The Powerhouse Brass ensemble received their holiday music in October and had two months to learn it all before holiday performances. This means that in-between school and other commitments, these students are living and breathing music.
“Our kids are good,” said Pritchard. “They speak well, they bow, and they use eye contact when they speak. They’re professional.”
The ensemble is a tight-knit group made up of five players: juniors Jason McFadden and Arjun Guthal on trumpet, Kristen Gottlieb on horn, Chris Hunter on trombone, and senior Alex Loane on tuba. “When the kids were on the way to ZooLights, the two trumpet players were texting each other from each car,” said Pritchard. “We’re like: You’ll see him in 20 minutes!”
According to McFadden, ZooLights this year was beyond crazy. So crazy, in fact, that the band refers to the event as Valvemageddon 2016. “To say that ZooLights 2016 was crazy would be an understatement,” he said. “About halfway through the second song, Chris’s trombone slide began to freeze and he was unable to move it. Shortly thereafter, my valves froze. Eventually, everyone’s instruments grew essentially unplayable.”
Valvemaggedon quickly became a bonding experience for everyone involved. “It was the funniest thing. The kids would laugh about it between songs,” said Pritchard. “Some of the best memories you have are the things that don’t go well.”
Two days after Valvemaggedon, the band piled into cars once again to visit D.C., this time to play at the National Christmas Tree. However, the group arrived to a power outage, a closed park and an unlit tree. Instead of turning around and going home, the band started playing outside the park gates. “We had bets between the parents as to how long till the Park Police started to complain,” joked Pritchard, who said the police only interrupted the music when event-goers began blocking the streets to listen.

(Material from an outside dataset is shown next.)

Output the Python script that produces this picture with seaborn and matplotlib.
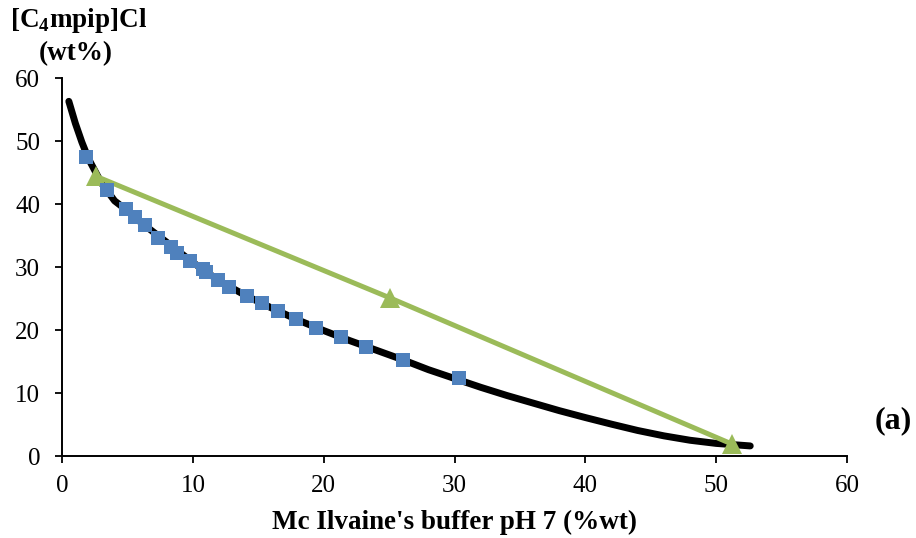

“The best part I would have to say is the appreciation,” said Loane. “Doing anything in front of your parents will earn an obligatory ‘good job.’ But when that comes from a stranger who isn’t obligated to say it or even to stick around and listen, it really means a lot to me.”
Apart from ZooLights and the National Christmas Tree, Powerhouse Brass’ other holiday event was performing at the Children’s Inn at NIH. As soon as the ensemble arrived, a child walked up and started asking the trumpet players questions. “We found out he was a trumpet player. He’d taught himself,” said Pritchard. “In the end, they played ‘The Incredibles’ for him. It made his day.”
The group took requests throughout the night, playing holiday songs from “Frosty the Snowman” to “Jingle Bells. The band kept the mood festive with string lights on their instruments. “I think we played ‘Jingle Bells’ 14 times in an hour,” said Pritchard. “Afterwards, one girl said, ‘Mom, I’ve changed my Christmas list. I now want a trumpet. But don’t worry; it doesn’t have to have lights on it.’”
McFadden said that the performance was his favorite of the holiday season. “It was an incredible, heartwarming experience; to see the children smiling and tapping their feet to the music reminds me of what it truly means to be a musician.”
The Powerhouse Brass has come a long way this year. The group recorded an album at Omega Studios in the spring, and was invited by Rick Penix, coordinator of Fine Arts for Montgomery County Public Schools, to perform at the Marines 241st birthday celebration at Walter Reed in November.
So what’s the key to the group’s success? “Playing music together requires a level of trust,” said Loane. “And for us, that’s only strengthened over the years.”